> [Supplied information]
--- Begin ---

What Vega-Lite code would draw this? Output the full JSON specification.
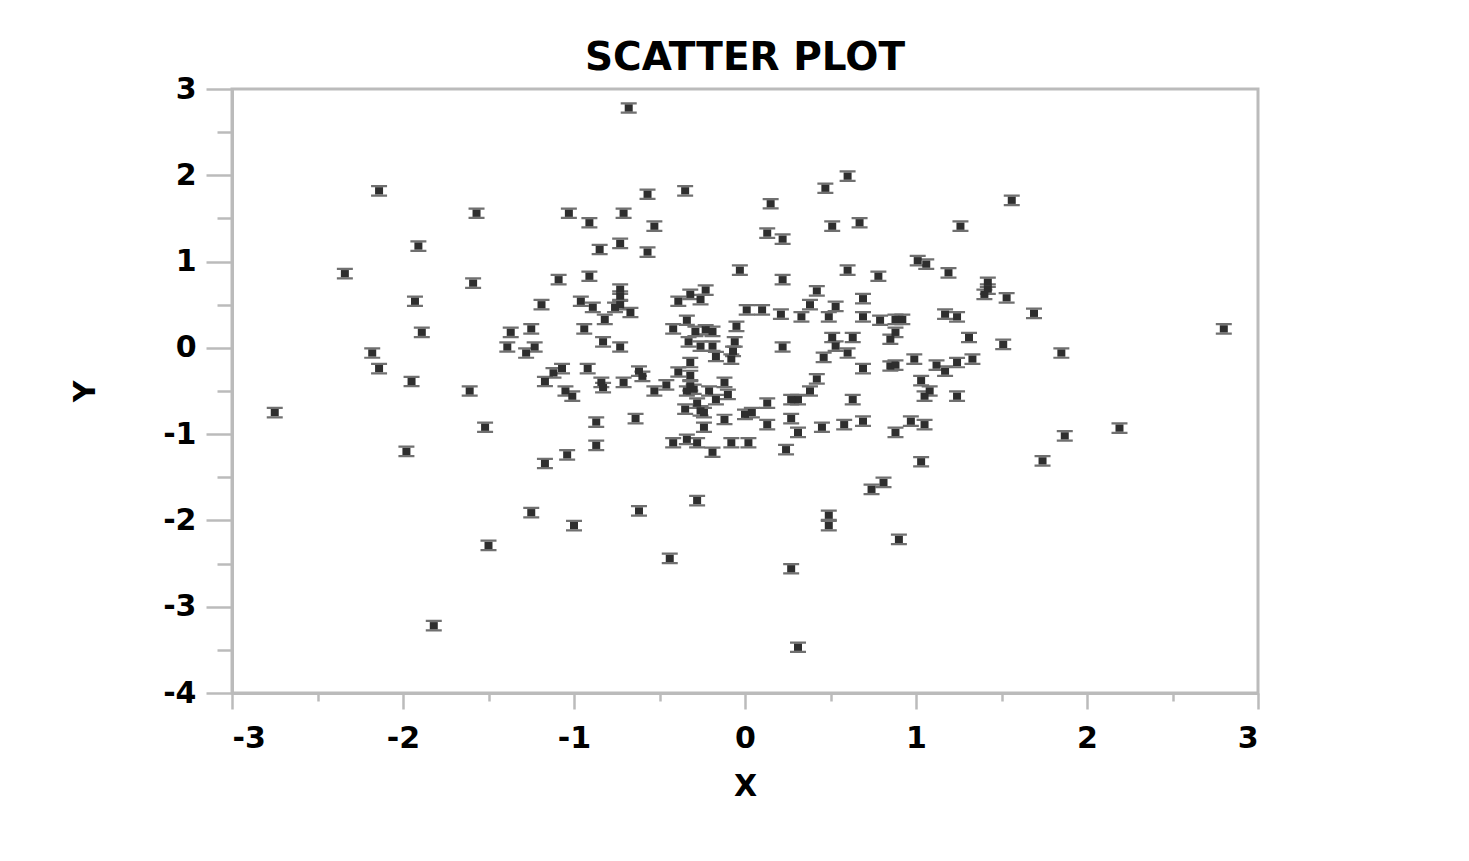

--- End ---
--- Begin ---

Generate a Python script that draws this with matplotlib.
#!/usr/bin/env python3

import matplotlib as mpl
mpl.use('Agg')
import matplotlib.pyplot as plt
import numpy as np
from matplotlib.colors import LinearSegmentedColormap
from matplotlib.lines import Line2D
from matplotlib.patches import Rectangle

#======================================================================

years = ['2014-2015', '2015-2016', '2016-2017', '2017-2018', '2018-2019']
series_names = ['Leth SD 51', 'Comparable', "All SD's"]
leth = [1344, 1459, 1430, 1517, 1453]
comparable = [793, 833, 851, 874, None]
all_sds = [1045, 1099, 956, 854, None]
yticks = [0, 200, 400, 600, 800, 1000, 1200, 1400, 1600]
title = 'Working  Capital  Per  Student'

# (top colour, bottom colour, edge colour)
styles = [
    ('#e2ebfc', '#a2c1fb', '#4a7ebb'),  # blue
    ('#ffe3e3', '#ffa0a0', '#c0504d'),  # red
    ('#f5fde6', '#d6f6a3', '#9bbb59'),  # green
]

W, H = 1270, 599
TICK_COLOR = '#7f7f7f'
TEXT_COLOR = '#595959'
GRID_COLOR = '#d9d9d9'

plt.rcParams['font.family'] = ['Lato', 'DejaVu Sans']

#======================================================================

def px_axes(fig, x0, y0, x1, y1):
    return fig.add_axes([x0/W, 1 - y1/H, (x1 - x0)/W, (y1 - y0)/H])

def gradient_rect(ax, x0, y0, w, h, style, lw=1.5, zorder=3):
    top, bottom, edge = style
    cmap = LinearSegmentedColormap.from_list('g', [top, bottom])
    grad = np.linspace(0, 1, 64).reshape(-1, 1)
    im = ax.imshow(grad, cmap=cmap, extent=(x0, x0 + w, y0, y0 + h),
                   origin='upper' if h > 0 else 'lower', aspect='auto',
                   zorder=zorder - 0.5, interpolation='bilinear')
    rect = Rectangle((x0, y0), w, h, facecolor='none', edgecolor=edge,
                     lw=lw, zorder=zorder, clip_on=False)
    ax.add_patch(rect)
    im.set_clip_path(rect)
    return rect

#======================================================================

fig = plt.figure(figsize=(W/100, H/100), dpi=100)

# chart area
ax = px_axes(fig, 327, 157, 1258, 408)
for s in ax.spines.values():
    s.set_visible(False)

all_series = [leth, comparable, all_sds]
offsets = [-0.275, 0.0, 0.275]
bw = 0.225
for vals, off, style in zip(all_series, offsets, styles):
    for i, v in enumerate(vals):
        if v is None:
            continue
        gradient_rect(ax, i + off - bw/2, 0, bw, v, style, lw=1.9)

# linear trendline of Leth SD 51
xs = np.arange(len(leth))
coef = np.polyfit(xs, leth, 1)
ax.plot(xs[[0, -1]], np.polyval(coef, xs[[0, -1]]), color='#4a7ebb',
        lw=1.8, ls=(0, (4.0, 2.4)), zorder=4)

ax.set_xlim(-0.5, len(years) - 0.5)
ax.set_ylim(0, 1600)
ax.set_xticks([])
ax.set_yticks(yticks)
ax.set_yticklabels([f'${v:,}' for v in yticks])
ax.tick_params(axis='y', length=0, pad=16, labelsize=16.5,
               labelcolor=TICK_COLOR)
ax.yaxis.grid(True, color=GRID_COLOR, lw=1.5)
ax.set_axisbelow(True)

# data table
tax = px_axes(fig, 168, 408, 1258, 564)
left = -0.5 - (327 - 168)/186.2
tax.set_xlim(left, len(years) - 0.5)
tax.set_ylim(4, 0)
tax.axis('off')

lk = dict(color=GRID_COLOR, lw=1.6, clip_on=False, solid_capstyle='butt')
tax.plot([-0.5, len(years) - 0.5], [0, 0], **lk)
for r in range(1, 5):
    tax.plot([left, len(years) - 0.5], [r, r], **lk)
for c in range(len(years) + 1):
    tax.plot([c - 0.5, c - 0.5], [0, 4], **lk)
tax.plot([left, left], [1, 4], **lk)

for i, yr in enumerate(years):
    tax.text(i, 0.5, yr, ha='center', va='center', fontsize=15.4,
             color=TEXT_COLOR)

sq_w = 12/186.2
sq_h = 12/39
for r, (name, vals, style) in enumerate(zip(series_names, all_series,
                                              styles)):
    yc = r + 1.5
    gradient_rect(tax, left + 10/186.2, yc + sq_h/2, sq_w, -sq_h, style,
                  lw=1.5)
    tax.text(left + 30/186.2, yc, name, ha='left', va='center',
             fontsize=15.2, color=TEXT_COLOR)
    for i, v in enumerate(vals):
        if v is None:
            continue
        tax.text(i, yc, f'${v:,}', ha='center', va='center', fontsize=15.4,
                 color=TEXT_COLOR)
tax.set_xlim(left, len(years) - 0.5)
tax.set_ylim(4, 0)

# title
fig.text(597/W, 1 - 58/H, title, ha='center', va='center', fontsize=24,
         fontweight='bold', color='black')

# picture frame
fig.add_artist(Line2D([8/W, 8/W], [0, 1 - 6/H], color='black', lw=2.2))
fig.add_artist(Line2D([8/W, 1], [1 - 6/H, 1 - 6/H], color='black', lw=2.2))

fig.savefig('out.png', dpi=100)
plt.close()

--- End ---
--- Begin ---

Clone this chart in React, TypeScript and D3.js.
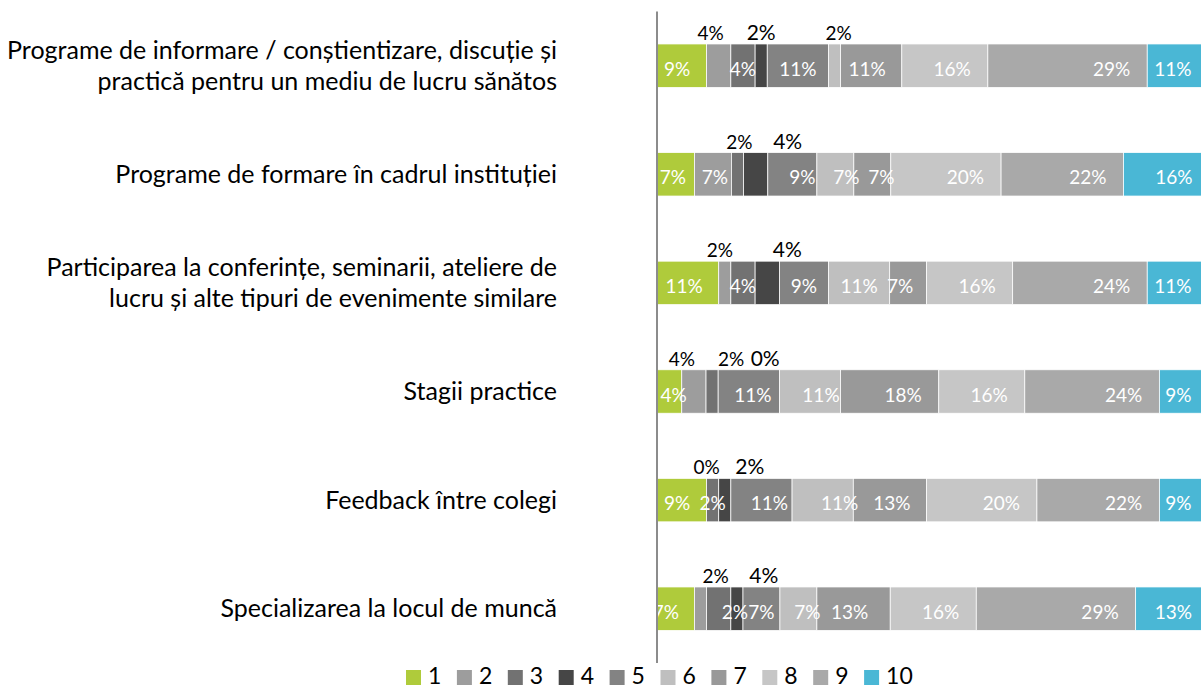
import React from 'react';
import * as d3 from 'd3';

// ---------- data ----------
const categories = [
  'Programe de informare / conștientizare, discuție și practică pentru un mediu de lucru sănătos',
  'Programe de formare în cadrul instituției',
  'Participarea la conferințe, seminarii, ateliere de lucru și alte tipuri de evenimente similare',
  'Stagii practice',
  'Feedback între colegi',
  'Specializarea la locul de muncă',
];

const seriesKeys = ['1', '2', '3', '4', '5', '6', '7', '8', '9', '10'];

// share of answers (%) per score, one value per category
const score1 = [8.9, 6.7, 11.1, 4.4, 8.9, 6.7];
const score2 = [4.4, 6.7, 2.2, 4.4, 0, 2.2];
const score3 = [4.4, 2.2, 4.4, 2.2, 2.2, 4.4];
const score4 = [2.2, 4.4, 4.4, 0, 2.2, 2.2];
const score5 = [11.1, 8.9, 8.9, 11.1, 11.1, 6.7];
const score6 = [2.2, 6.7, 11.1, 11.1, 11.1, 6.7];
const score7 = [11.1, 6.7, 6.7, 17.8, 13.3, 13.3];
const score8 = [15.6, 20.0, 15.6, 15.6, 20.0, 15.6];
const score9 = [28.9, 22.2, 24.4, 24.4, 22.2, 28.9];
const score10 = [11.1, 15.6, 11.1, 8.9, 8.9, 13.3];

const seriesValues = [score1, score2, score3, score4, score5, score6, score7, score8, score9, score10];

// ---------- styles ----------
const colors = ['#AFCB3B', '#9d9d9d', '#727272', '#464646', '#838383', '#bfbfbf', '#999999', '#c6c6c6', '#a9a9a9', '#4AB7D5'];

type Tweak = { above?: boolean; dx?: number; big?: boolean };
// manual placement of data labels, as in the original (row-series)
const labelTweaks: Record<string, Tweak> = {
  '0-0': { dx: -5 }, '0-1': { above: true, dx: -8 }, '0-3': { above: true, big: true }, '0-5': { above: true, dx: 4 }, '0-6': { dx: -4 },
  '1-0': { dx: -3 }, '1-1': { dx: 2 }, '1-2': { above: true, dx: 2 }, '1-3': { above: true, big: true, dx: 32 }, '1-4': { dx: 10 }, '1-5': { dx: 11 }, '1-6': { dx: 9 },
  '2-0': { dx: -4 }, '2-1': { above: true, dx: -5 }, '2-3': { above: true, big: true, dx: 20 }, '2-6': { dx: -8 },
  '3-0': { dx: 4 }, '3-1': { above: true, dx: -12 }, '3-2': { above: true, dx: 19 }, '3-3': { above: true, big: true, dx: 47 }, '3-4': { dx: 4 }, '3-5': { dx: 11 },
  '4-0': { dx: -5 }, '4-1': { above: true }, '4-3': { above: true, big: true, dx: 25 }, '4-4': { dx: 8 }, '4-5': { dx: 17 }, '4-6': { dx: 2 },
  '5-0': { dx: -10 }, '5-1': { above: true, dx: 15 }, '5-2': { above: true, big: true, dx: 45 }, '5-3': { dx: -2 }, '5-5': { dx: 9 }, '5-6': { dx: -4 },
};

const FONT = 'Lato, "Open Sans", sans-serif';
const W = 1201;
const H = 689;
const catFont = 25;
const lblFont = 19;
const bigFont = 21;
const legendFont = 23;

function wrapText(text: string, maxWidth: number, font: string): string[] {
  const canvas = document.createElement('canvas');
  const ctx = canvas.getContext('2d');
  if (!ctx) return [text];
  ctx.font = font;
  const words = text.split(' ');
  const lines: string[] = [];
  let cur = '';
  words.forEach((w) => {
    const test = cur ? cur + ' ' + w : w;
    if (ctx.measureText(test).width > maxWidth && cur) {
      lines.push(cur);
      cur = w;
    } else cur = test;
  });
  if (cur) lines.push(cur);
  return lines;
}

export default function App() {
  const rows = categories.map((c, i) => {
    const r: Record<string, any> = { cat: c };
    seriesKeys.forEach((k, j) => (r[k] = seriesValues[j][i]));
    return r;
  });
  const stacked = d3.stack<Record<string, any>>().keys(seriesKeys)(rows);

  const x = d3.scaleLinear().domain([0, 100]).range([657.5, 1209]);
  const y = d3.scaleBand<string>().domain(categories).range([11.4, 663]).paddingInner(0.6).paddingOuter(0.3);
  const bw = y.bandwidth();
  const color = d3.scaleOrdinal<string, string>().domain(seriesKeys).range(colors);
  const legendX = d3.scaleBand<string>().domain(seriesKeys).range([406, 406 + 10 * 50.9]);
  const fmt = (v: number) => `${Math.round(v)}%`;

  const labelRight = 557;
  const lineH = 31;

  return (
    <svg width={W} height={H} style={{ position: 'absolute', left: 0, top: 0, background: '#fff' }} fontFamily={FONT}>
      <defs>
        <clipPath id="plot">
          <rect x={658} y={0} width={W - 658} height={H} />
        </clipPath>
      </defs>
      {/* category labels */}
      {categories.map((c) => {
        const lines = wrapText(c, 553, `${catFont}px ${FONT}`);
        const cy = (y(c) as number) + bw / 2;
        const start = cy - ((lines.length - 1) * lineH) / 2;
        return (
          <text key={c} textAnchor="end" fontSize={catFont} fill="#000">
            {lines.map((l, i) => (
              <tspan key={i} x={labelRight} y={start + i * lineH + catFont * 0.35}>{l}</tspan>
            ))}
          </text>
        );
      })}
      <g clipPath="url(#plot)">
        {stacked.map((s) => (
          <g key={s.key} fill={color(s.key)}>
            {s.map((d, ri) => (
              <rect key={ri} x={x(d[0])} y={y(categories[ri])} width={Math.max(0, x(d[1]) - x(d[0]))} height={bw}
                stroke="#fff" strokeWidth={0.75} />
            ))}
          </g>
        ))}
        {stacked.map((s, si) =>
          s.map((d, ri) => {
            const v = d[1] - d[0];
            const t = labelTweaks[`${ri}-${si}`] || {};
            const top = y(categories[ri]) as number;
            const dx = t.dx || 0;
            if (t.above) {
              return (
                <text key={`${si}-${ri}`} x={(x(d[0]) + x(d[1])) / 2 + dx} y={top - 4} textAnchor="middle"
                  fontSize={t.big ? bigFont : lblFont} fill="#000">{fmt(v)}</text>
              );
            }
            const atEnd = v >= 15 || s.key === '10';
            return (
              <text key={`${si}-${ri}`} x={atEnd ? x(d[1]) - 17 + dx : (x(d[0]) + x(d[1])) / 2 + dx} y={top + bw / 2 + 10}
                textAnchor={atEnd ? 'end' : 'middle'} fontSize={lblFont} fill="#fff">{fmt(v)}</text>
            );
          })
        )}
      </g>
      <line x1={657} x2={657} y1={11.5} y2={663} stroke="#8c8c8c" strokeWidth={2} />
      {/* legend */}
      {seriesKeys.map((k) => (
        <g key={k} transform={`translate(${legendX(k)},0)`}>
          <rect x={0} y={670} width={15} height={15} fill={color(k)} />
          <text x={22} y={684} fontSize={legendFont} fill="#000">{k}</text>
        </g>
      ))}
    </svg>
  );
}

--- End ---

> [Given task] Look above for the line with "Clone this chart"; quote it and every line after it, stopping after the line with "import * as d3 from 'd3';", exactly, with nothing added and without pictures.

> [Right answer]
Clone this chart in React, TypeScript and D3.js.
import React from 'react';
import * as d3 from 'd3';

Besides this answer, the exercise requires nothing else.